■ MATERIAL FOR THE TASK
[start]

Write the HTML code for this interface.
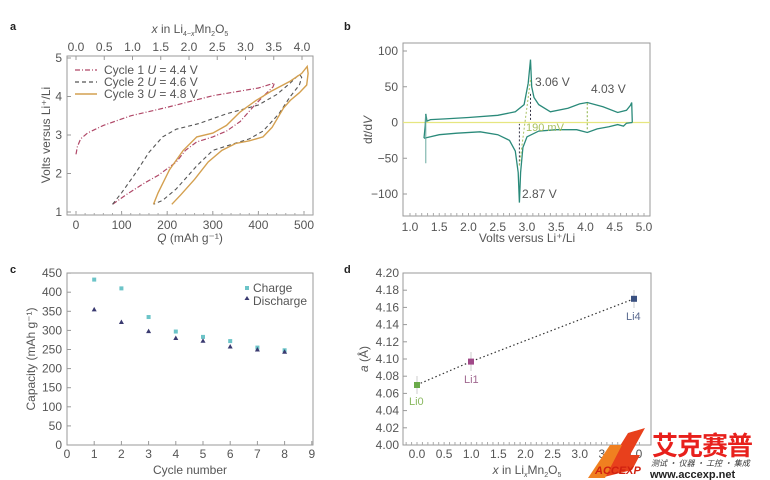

[end]
[start]

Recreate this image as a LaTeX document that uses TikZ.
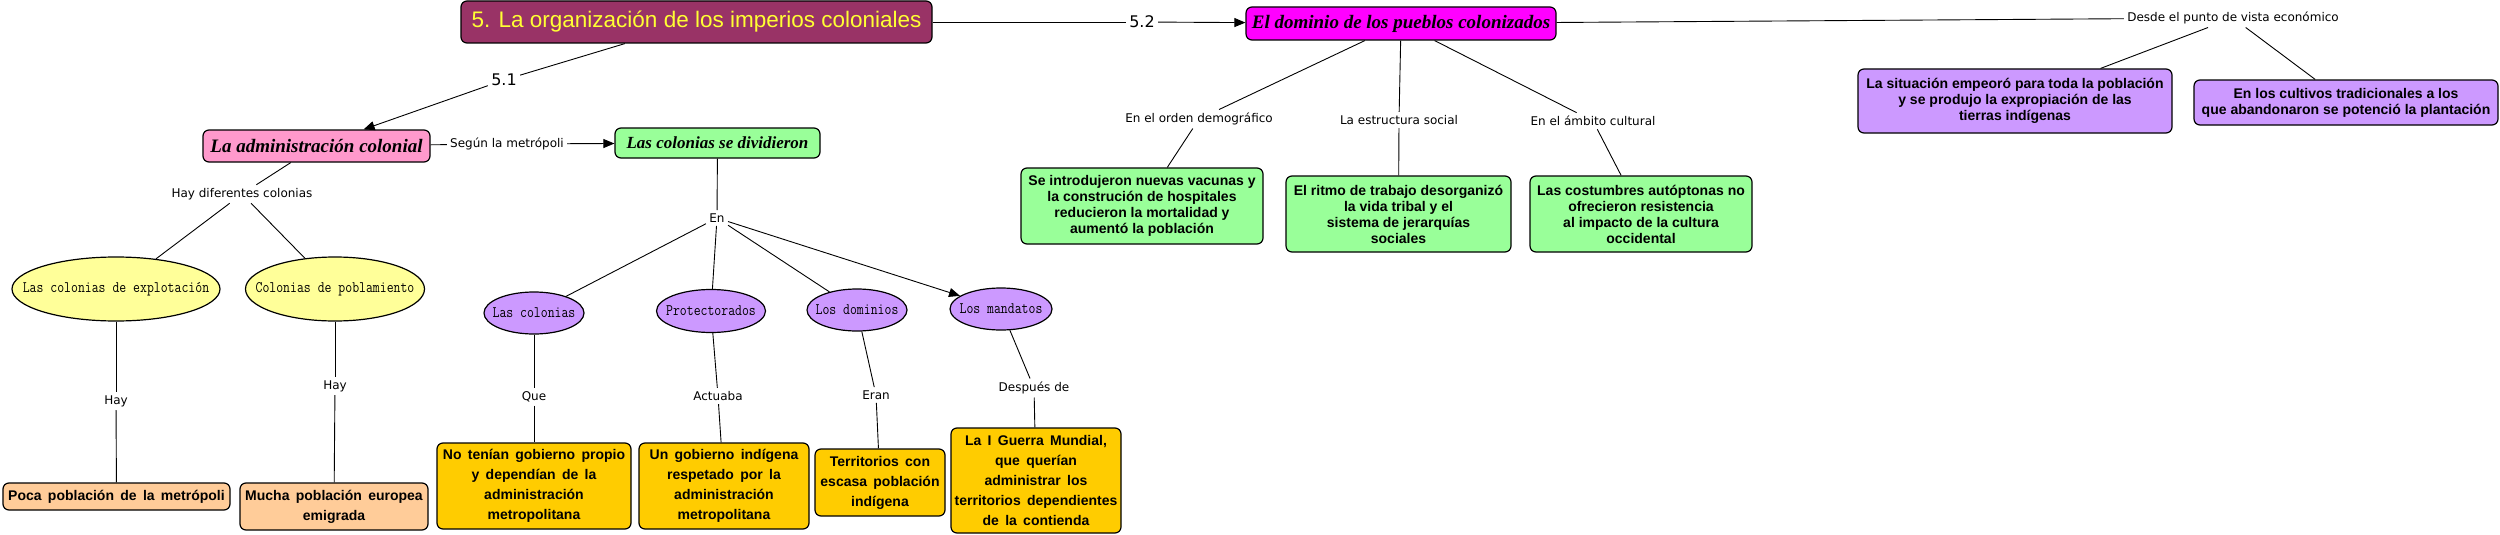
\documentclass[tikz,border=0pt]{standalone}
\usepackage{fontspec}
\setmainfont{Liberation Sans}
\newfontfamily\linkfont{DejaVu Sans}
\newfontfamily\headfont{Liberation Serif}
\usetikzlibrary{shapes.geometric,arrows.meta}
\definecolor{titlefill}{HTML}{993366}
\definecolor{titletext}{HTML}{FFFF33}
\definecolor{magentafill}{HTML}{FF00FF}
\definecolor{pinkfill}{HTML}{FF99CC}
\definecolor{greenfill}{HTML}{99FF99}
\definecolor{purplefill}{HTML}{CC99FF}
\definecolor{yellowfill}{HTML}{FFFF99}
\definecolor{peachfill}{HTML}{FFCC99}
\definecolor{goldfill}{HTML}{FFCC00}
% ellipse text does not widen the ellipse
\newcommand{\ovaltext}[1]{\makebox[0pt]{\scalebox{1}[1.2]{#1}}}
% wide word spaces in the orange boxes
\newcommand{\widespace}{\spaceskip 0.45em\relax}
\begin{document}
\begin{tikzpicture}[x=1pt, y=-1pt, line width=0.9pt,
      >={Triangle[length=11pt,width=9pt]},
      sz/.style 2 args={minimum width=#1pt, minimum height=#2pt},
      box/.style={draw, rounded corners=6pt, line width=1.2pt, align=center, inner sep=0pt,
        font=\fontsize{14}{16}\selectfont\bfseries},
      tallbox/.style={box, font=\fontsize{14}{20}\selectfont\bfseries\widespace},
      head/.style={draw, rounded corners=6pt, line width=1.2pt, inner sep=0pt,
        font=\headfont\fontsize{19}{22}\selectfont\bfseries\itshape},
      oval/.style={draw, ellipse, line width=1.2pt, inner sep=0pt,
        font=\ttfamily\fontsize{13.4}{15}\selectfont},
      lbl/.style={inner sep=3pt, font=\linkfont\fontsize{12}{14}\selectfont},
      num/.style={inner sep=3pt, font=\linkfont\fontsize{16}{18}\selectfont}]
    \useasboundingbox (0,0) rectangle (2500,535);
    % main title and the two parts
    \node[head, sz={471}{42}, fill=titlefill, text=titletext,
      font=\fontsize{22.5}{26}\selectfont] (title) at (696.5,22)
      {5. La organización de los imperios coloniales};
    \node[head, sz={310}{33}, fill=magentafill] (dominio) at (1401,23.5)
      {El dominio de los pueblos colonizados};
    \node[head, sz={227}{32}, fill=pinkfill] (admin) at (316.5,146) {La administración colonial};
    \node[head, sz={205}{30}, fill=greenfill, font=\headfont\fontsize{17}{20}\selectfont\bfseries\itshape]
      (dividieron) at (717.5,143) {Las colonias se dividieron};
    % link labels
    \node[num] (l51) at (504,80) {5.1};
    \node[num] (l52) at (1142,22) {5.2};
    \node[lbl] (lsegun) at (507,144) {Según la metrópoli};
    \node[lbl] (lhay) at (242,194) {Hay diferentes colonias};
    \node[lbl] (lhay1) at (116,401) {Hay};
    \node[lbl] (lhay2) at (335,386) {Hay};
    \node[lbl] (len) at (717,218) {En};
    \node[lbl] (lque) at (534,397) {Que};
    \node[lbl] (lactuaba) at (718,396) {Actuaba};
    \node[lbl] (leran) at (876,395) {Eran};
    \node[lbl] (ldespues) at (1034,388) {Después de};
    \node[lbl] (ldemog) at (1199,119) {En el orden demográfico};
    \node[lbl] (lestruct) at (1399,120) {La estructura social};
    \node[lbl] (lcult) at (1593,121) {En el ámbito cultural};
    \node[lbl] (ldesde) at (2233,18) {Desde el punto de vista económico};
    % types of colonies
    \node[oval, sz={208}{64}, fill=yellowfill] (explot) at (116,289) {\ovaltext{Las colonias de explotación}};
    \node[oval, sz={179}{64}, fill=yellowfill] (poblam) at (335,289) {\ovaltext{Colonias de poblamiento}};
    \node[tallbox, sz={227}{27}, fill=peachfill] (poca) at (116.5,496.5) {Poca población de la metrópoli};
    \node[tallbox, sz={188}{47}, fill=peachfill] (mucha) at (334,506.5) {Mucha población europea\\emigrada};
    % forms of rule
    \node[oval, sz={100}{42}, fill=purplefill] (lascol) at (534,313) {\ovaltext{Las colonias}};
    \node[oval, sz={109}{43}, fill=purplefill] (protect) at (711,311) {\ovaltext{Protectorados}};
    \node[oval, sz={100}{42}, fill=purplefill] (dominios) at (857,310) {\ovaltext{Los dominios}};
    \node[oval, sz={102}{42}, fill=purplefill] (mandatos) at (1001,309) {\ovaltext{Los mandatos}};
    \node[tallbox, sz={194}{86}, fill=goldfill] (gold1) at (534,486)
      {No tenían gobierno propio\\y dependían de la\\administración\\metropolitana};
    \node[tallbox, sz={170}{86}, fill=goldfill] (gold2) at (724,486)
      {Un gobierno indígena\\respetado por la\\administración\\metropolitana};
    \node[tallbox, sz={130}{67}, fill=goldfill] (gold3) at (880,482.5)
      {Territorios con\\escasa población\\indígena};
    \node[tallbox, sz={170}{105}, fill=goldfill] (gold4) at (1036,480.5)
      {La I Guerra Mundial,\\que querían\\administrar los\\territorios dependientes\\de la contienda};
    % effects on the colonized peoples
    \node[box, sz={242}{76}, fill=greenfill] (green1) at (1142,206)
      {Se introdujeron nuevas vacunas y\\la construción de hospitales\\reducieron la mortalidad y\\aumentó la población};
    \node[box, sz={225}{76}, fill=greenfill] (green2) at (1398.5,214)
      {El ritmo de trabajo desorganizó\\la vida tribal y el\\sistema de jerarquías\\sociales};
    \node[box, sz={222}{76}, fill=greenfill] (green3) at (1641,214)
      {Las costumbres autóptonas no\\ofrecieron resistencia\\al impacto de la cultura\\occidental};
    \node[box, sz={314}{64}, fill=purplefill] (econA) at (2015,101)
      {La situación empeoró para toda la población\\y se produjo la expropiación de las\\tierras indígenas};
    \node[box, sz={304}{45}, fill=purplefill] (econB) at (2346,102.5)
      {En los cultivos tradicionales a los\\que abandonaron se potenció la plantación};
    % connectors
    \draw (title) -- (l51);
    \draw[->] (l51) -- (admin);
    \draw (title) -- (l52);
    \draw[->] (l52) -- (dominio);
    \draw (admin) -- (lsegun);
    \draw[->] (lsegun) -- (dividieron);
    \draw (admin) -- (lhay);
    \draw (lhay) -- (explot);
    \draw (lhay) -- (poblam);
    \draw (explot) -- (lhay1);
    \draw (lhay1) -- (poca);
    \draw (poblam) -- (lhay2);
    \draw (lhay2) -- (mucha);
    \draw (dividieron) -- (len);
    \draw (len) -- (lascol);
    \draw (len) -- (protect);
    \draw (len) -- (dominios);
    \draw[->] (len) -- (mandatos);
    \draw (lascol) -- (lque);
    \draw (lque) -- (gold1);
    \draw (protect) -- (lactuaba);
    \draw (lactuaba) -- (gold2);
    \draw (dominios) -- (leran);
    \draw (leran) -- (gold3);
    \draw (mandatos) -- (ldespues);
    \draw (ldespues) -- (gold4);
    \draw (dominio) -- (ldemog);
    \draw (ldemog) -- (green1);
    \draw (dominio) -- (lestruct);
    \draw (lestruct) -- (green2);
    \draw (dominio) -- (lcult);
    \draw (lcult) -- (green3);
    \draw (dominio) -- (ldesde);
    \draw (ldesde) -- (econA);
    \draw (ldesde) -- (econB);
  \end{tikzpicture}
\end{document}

[end]

■ TASK DIRECTIONS
Say how many lines of the data hold the string "this". Reply with the number alone.

■ WORKED SOLUTION
2